Previous instrument penetration of the unit-2 containment vessel in 2013 from a higher level measured radiation levels of between 17 and 36 Sv/hr along the CRD catwalk but outside the pedestal, leading to an estimate of what the highest level "should" be in the pedestal of 73 Sv/hr. So the robot development consortium created for this kind of work at Fukushima — the International Research Institute for Nuclear Decommissioning [IRID] — created an instrumentation and tool-wielding robot for the planned pedestal entry that could withstand a 75 Sv/hr radiation level for at least 10 hours. Unfortunately, it cannot withstand a 530 Sv/hr radiation level for more than a couple of hours (and I think they’re wildly overconfident on that).
TEPCO and IRID announced they might have to wait for a tougher robot, but then decided that investigation of the hole and what might be underneath it was too important in the quest to find out where the melted fuel went when it came out of the bottom of the reactor vessel during the meltdown. So they decided that they'd send the new 75 Sv/hr-hardened robot in anyway late this week or early next week to do what it can before the radiation kills it. In order to give that robot — "Scorpion" — as extended a working life as possible in that extreme environment, they sent a 'cleaning robot' into the pedestal overnight (today in Japan, which is now into tomorrow) to water-blast, hammer and remove as much corium debris from the floor grating as possible.

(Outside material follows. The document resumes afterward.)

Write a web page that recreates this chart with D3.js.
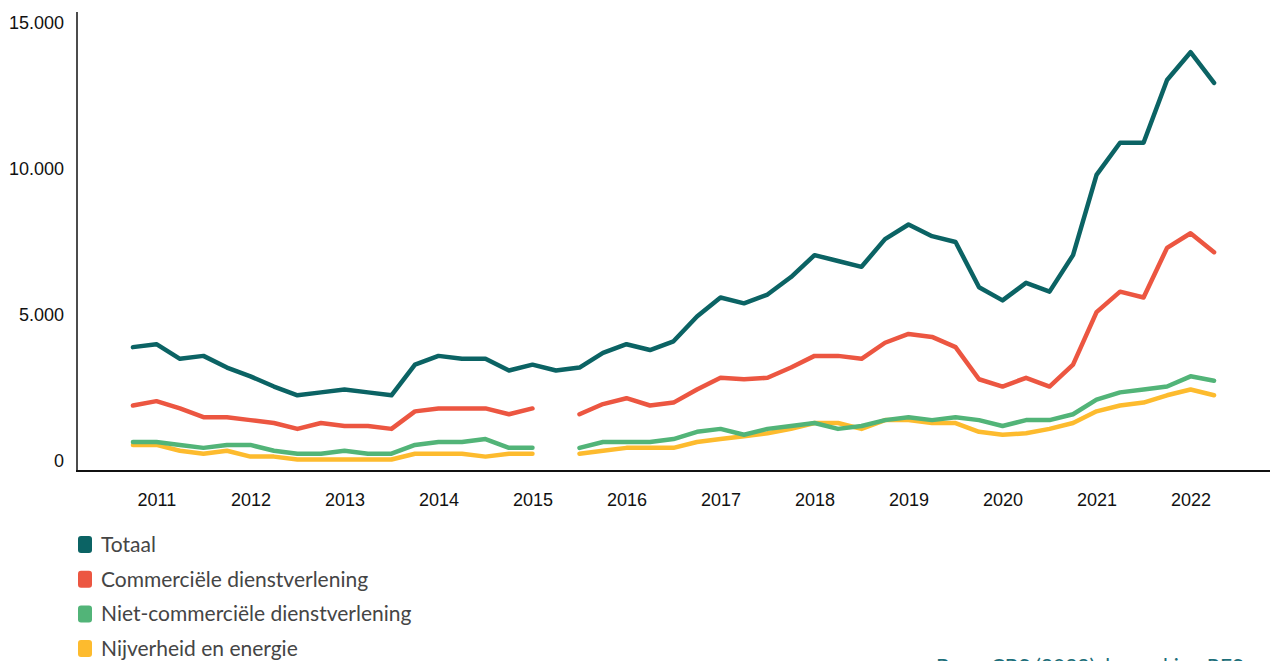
<!DOCTYPE html>
<html>
<head>
<meta charset="utf-8">
<script src="https://cdn.jsdelivr.net/npm/d3@7"></script>
<style>
  body { margin: 0; background: #fff; overflow: hidden; }
  svg { display: block; }
</style>
</head>
<body>
<div id="chart"></div>
<script>
// quarters 2011 K1 .. 2022 K3
var years = ["2011","2012","2013","2014","2015","2016","2017","2018","2019","2020","2021","2022"];
var quarters = [];
years.forEach(function (y) {
    for (var q = 1; q <= 4; q++) {
        if (y === "2022" && q === 4) continue;
        quarters.push(y + "K" + q);
    }
});

var totaal = [3900,4000,3500,3600,3200,2900,2550,2250,2350,2450,2350,2250,3300,3600,3500,3500,3100,3300,3100,
    3200,3700,4000,3800,4100,4950,5600,5400,5700,6300,7050,6850,6650,7600,8100,7700,7500,5950,5500,6100,5800,7050,9800,10900,10900,13050,14000,12950];
var commercieel = [1900,2050,1800,1500,1500,1400,1300,1100,1300,1200,1200,1100,1700,1800,1800,1800,1600,1800,null,
    1600,1950,2150,1900,2000,2450,2850,2800,2850,3200,3600,3600,3500,4050,4350,4250,3900,2800,2550,2850,2550,3300,5100,5800,5600,7300,7800,7150];
var nietCommercieel = [650,650,550,450,550,550,350,250,250,350,250,250,550,650,650,750,450,450,null,
    450,650,650,650,750,1000,1100,900,1100,1200,1300,1100,1200,1400,1500,1400,1500,1400,1200,1400,1400,1600,2100,2350,2450,2550,2900,2750];
var nijverheid = [550,550,350,250,350,150,150,50,50,50,50,50,250,250,250,150,250,250,null,
    250,350,450,450,450,650,750,850,950,1100,1300,1300,1100,1400,1400,1300,1300,1000,900,950,1100,1300,1700,1900,2000,2250,2450,2250];

var yTicks = [0, 5000, 10000, 15000];

var series = [
    {name: "Totaal", values: totaal, color: "#0b6364"},
    {name: "Commerciële dienstverlening", values: commercieel, color: "#ec5641"},
    {name: "Niet-commerciële dienstverlening", values: nietCommercieel, color: "#52b478"},
    {name: "Nijverheid en energie", values: nijverheid, color: "#fdbb2e"}
];

var width = 1270, height = 661;

var svg = d3.select("#chart").append("svg")
    .attr("width", width)
    .attr("height", height);

// scales
var x = d3.scalePoint().domain(quarters).range([77, 1270]).padding(2.38);
var y = d3.scaleLinear().domain([0, 15000]).range([461, 23]);

// y axis labels
svg.append("g")
    .attr("transform", "translate(77,0)")
    .call(d3.axisLeft(y).tickValues(yTicks).tickSize(0).tickPadding(13)
        .tickFormat(function (d) { return d3.format(",")(d).replace(/,/g, "."); }))
    .call(function (g) { g.select(".domain").remove(); })
    .selectAll("text")
    .attr("font-family", "'Liberation Sans', Arial, sans-serif")
    .attr("font-size", "18px")
    .attr("fill", "#111");

// axis lines
svg.append("line")
    .attr("x1", 77).attr("x2", 77)
    .attr("y1", 12).attr("y2", 472)
    .attr("stroke", "#111").attr("stroke-width", 1.5);
svg.append("line")
    .attr("x1", 76).attr("x2", 1270)
    .attr("y1", 471).attr("y2", 471)
    .attr("stroke", "#111").attr("stroke-width", 2);

// x labels at second quarter of each year
svg.append("g")
    .attr("transform", "translate(0,471)")
    .call(d3.axisBottom(x).tickValues(years.map(function (yr) { return yr + "K2"; }))
        .tickSize(0).tickPadding(22)
        .tickFormat(function (d) { return d.slice(0, 4); }))
    .call(function (g) { g.select(".domain").remove(); })
    .selectAll("text")
    .attr("font-family", "'Liberation Sans', Arial, sans-serif")
    .attr("font-size", "18px")
    .attr("fill", "#111");

// lines
var line = d3.line()
    .defined(function (d) { return d.v !== null; })
    .x(function (d) { return x(d.q); })
    .y(function (d) { return y(d.v); });

series.slice().reverse().forEach(function (s) {
    var data = s.values.map(function (v, i) { return {q: quarters[i], v: v}; });
    svg.append("path")
        .datum(data)
        .attr("fill", "none")
        .attr("stroke", s.color)
        .attr("stroke-width", 4.5)
        .attr("stroke-linejoin", "round")
        .attr("stroke-linecap", "round")
        .attr("d", line);
});

// legend
var legend = svg.append("g").attr("transform", "translate(78,536)");
series.forEach(function (s, i) {
    var g = legend.append("g").attr("transform", "translate(0," + (i * 34.7) + ")");
    g.append("rect")
        .attr("width", 14).attr("height", 17)
        .attr("rx", 3)
        .attr("fill", s.color);
    g.append("text")
        .attr("x", 23).attr("y", 16)
        .attr("font-family", "Lato, sans-serif")
        .attr("font-size", "21px")
        .attr("fill", "#454545")
        .text(s.name);
});

// source (cut off at bottom, as in the original)
svg.append("text")
    .attr("x", 936).attr("y", 674)
    .attr("font-family", "Lato, sans-serif")
    .attr("font-size", "21px")
    .attr("fill", "#1d6f7a")
    .text("Bron: CBS (2022), bewerking RES");
</script>
</body>
</html>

Fukushima Unit 2 High Radiation Damages New Robot
The poor cleaning robot was gravely 'injured' by the high radiation level after working only 1 meter into its planned 5 meter cleaning routine. Again, it was a radiation-caused camera failure. TEPCO was able to retrieve the robot, so it was luckier than other robots used in various operations at the facility's three total reactor meltdowns, which had to be abandoned as just more radioactive debris.
TEPCO is again re-thinking the Scorpion robot's planned entry, questioning how much useful data it can return before it too dies, and even whether they could retrieve it at all - making whatever data it might have gathered unaccessible forever.
It would appear that the bulk of unit-2's corium still remains inside the containment. Specifically, it is for the most part inside the pedestal. Because TEPCO found corium residue (and an undetermined amount of corium) in/on one of the torus downcomers in 2012 and high contamination of the water flooding the torus room (basement level, below containment), it would appear some of the corium on the pedestal floor exited the floor-level opening and flowed to the nearest downcomer vent and through it into the suppression pool. This would be the big "thump" TEPCO described as having occurred very early in the disaster from deep in the bowels of the plant. The "bowels" of the plant is the torus suppression pool.
To get an idea of what this would look like, and how the molten corium is likely distributed, check out a "model meltdown" experiment conducted by the SimplyInfo.org research team back in 2014. In this experiment the stand-in core material is lead. While it's not too hard to get lead to melt, it's not precisely like nuclear reactor fuel because it doesn't carry its own heat source around with it in the form of elemental decay. So there will be differences in viscosity and distance traveled. Still, this experiment actually does provide a fair model of the unit-2 conditions now 'discovered' by TEPCO. The lead you see flowing out of the 'pedestal door' of the model would at Fukushima have been more viscous (more like glass than lead) and very well could have reached the wall of the containment structure where the downcomer vents are located.
Hopefully at some point TEPCO will have a good idea of where unit-2's corium went, and find that there's little or none still missing in action. That would make cleanup of this particular plant easier to plan, if cleanup is what they plan to do. Whether or not they ever actually DO any cleanup is a whole other question, the answer to which I am not investing the least bit of confidence in.
At any rate, there were more than 500 comments to Orcas George's rec-listed diary last Friday, so I thought there might be some folks interested in the followup to last week's near-panic inducing "Surprise" radiation level. Those interested will probably not be surprised again that the actual level inside the pedestal - NOT close to the middle - is quite a bit higher than the 530 Sv/hr estimate too. One of these days TEPCO might even figure out their little formula for estimating radiation levels by radiation interference with their probe/robot cameras does not come usefully close to reality.